We had to respect two important restrictions. Firstly, the municipal regulations demand a 5m building-free zone from the alignment and the upper edge of the watercourse; secondly a maximum build volume of 1000 m^3. There is an old, dilapidated farmhouse on the border of the terrain with the municipal road that has had multiple functions during its lifespan. A small, elongated and simple volume which together with the creek and the surrounding willows oozes the soul of this location.
In the new construction, we attempted to retain the simplicity, the solidity and the proportions of the existing farmhouse. The purpose was to construct a natural building which blends into its environment, a repetition of shapes parallel to the existing building 5m from the border of the terrain. In a radius of several kilometers, we observed numerous old agricultural buildings. Oftentimes, these were barns that caught our attention through their playful openings, rich use of colour and geometrical play. It is this level of massiveness, created by the geometrical play of deliberate openings, that we wanted to capture in the new construction. An unconscious familiarity for the many passing cars and cyclists on adjacent roads. Although behind the glazing, the typical colourful shutters were installed to darken the sleeping quarters and to provide either more or less privacy.
The new entrance to the front door is situated in the space between the rear façade of the farmhouse and the façade of the new building.
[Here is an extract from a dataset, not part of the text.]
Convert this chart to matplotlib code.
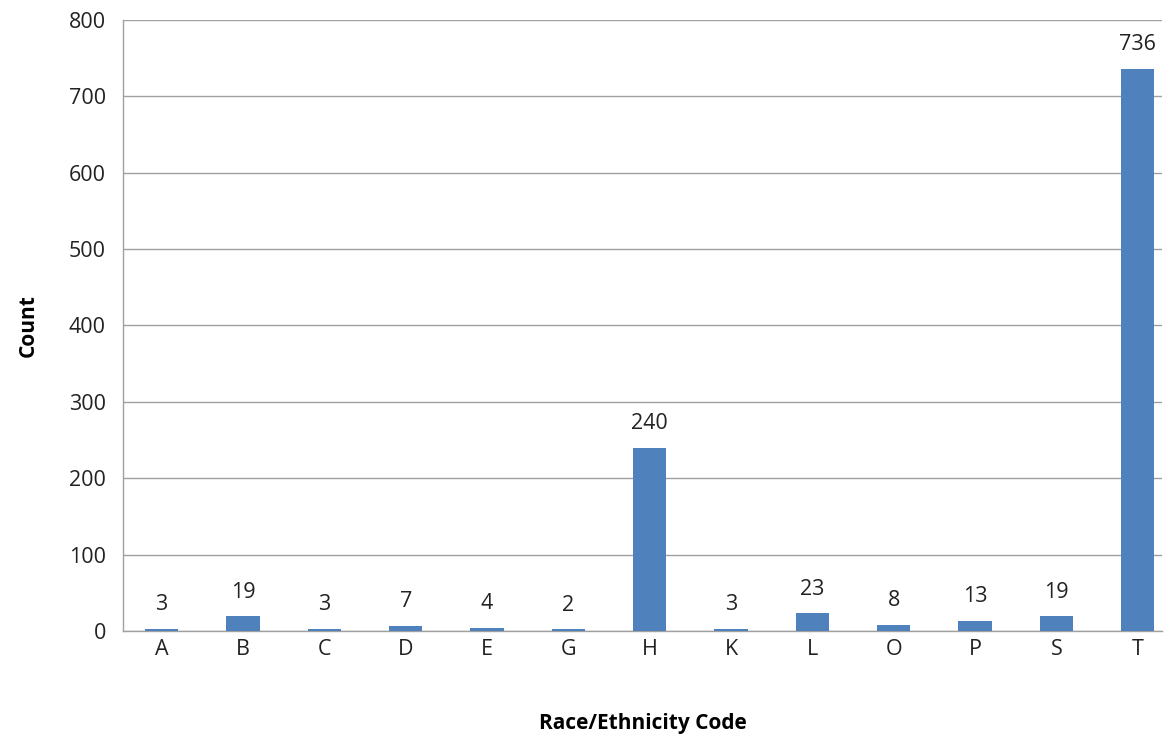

We created a walk where previously the creek was located .
The poor bearing capacity of the soil caused the foundations to be expensive and therefore the surface of the construction was limited. As the building is located in the ‘wet’ Flemish polders, we decided to raise the ‘0-pas’ by 35cm. This decision was taken, on the one hand, for safety measures and on the other hand, to better enjoy the wide open spaces.
By raising the gutters, we created more space on the first floor, which allowed for natural light and views to enter the building without having to penetrate the roof surface frequently. The façade penetrations are simple, purposeful implantations which frame the beautiful views and bring them into the house. The white aluminium window profiles are obscured in the façade which is finished with a whitewashed cement plaster.
One big roof penetration, invisible from the outside, has been created between the two identical rooftops which allows for natural light to enter the building. The light is guided through a glazed shaft to the ground floor, which creates a modern-looking complex room full of light and perspectives, one of the many interactions between ground floor, ‘split-level’ and the first floor. The ‘split-level’ is a polyvalent space, 12 steps above ground level and can therefore be incorporated by both living and sleeping area. As roof coating, we opted for the frequently used red ‘stormpan’, an obvious choice in a polder landscape.
The space created by the sloping roof is fully exploited in the three sleeping quarters and polyvalent room. The small remaining spaces above the sanitary areas are used to accommodate the techniques.
The height-varying concrete plinth has in addition to its protective function against dirt and damage from the façade plastering along which people circulate, also together with the interplay between the windows, a ‘ geometrical ordening’ function.